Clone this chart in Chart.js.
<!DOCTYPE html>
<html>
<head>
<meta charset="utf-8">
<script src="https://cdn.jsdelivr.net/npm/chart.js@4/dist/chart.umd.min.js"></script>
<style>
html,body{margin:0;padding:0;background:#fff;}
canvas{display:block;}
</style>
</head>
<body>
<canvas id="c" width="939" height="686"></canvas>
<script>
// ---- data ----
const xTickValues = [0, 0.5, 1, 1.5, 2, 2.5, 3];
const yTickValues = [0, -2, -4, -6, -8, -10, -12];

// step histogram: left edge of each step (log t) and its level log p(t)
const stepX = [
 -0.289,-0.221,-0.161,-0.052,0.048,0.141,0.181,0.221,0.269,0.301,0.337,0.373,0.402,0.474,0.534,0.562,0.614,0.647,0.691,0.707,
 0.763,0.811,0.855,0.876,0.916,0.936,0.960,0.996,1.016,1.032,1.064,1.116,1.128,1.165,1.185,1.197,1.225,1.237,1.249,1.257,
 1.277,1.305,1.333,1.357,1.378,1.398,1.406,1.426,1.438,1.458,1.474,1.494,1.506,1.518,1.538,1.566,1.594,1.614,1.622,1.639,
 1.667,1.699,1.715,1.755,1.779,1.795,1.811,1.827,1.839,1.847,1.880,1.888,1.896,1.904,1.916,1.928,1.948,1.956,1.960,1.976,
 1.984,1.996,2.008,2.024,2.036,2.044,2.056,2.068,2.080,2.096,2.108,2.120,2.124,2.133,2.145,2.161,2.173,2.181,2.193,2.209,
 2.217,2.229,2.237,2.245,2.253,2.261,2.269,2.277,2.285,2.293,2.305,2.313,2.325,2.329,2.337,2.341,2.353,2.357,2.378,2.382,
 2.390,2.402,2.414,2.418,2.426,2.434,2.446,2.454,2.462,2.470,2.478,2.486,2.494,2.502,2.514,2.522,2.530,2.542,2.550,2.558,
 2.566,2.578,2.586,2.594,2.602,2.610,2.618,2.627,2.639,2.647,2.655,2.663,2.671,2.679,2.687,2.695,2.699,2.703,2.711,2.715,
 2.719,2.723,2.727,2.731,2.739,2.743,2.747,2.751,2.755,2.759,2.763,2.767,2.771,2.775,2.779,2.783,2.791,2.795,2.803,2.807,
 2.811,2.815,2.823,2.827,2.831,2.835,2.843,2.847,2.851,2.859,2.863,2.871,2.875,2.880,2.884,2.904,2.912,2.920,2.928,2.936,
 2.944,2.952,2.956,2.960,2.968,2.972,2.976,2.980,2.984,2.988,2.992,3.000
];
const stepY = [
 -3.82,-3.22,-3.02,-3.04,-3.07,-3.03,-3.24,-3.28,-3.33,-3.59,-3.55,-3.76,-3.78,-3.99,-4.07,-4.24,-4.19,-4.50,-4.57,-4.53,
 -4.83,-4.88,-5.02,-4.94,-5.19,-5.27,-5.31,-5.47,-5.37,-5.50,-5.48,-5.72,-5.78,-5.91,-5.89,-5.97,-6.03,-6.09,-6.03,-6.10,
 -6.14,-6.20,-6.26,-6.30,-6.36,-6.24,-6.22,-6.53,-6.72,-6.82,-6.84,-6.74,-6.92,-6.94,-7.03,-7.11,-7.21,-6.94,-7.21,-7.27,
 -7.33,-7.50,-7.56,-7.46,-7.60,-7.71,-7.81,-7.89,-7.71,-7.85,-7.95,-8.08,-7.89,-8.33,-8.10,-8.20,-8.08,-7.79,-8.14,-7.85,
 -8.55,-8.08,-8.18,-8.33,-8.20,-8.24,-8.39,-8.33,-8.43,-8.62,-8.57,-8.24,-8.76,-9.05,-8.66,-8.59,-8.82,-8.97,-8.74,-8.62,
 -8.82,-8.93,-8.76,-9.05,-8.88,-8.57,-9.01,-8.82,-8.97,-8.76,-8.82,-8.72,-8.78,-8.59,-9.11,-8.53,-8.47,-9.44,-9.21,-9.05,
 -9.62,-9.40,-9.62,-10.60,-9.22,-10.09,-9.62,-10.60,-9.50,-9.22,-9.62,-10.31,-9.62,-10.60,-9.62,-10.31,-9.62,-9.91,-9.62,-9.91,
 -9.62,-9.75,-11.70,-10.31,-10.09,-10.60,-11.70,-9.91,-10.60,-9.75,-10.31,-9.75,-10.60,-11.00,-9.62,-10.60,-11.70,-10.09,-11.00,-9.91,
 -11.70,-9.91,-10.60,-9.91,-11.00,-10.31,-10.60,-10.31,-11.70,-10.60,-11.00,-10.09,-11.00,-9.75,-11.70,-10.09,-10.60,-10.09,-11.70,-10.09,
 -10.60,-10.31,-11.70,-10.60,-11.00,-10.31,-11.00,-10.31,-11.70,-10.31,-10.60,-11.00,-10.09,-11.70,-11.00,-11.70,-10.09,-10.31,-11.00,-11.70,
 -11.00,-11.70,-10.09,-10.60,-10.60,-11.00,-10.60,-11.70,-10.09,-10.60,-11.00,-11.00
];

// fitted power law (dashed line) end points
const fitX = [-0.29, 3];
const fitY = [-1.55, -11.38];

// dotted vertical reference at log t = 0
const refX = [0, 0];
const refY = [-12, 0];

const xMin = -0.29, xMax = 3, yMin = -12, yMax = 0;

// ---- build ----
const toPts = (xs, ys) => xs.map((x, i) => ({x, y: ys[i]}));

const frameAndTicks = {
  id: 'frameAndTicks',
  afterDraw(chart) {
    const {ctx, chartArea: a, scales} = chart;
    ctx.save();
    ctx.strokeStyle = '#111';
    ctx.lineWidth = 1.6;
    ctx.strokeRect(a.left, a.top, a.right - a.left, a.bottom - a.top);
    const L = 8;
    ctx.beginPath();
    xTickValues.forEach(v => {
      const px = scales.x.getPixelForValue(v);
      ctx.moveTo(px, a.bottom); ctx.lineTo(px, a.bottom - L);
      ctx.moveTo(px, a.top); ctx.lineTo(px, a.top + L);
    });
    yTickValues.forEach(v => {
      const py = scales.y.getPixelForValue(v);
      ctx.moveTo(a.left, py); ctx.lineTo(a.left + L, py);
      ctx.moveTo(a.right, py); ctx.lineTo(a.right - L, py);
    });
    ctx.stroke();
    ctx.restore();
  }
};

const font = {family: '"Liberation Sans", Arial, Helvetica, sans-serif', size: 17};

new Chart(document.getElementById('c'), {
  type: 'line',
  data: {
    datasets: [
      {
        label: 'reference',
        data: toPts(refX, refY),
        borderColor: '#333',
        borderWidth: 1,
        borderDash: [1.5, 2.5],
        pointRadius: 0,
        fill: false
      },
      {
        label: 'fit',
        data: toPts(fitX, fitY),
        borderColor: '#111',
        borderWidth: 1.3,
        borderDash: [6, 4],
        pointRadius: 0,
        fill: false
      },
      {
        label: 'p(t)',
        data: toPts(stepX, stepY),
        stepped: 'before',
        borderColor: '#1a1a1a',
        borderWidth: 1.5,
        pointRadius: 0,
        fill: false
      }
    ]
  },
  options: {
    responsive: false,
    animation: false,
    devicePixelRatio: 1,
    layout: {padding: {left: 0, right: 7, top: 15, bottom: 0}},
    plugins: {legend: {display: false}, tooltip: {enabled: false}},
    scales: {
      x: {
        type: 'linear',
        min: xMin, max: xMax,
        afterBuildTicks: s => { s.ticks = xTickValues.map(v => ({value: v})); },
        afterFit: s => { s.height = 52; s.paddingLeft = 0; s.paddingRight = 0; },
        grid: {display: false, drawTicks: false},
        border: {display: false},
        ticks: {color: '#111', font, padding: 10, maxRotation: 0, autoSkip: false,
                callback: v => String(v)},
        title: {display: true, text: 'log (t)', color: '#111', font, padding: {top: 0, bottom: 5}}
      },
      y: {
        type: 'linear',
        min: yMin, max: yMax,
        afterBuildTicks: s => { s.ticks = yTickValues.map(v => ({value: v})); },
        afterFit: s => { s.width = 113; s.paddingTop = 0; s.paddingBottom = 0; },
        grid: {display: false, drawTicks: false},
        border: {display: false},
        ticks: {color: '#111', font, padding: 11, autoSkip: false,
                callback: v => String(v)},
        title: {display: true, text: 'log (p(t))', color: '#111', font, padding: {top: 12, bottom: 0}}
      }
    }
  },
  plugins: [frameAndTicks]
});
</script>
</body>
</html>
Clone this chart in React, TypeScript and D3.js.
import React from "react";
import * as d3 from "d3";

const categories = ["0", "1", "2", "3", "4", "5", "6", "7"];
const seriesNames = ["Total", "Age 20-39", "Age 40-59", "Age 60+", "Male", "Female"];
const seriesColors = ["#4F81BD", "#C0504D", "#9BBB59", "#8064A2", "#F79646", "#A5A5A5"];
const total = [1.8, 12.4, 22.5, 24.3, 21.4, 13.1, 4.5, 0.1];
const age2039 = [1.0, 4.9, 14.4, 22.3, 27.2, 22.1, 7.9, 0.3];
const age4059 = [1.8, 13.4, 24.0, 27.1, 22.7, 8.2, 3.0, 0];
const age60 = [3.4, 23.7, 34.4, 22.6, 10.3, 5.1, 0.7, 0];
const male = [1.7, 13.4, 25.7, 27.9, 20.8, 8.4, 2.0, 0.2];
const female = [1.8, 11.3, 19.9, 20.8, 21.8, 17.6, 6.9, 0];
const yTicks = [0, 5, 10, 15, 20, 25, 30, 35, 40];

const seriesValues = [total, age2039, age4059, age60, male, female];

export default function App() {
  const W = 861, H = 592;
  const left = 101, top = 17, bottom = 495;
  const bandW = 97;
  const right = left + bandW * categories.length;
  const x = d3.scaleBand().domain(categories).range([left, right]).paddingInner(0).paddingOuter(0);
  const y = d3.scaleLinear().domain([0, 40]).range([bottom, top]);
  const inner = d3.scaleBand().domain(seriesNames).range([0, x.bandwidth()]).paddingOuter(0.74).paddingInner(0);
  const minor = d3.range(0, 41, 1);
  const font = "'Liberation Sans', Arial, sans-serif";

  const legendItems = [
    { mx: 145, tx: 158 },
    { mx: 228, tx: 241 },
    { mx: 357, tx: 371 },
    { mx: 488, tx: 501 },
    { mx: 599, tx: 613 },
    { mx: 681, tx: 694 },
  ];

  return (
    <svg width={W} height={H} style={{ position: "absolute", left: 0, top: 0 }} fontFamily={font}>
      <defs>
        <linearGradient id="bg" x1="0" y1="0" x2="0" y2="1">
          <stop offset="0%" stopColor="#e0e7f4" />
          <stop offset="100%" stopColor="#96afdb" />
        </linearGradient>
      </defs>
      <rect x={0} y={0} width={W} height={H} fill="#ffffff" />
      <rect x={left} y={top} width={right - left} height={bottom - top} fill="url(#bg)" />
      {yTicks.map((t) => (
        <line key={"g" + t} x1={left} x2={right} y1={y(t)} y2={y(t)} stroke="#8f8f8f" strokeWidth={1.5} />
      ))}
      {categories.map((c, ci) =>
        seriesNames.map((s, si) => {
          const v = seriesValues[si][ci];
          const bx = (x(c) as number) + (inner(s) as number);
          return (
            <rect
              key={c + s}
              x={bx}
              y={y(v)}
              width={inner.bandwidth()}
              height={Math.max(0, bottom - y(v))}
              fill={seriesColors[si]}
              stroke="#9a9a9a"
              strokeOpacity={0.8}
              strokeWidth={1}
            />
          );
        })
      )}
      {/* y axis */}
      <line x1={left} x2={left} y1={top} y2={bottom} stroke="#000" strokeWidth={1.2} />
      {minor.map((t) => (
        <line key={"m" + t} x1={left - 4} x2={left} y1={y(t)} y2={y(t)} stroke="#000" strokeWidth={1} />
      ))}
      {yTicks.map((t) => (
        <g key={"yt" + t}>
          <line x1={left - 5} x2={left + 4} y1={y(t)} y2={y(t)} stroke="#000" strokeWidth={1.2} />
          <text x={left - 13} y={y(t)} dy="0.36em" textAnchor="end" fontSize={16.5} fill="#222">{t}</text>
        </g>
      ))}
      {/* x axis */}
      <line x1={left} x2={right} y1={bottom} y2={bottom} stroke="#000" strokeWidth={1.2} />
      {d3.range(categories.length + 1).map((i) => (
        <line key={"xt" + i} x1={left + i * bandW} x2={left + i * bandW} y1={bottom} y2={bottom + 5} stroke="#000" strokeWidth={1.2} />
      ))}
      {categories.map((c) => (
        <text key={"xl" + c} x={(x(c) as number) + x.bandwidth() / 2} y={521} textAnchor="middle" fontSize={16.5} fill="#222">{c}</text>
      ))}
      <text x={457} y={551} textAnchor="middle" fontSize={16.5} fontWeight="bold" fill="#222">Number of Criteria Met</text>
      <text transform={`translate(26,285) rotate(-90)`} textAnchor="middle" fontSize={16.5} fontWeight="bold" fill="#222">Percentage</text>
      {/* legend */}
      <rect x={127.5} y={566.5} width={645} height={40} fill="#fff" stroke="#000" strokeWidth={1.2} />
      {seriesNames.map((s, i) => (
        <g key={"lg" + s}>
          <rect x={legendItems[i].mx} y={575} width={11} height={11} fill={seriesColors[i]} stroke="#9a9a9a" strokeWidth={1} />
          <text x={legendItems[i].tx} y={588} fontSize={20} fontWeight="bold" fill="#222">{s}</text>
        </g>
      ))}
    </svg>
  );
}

· · · · · · ·

- _WRITTEN TASK_
Using the entries above, extract exactly the span from the line with "Clone this chart in React, TypeScript" to the line with "import * as", both lines included; leave out everything else.

- _REPLY_
Clone this chart in React, TypeScript and D3.js.
import React from "react";
import * as d3 from "d3";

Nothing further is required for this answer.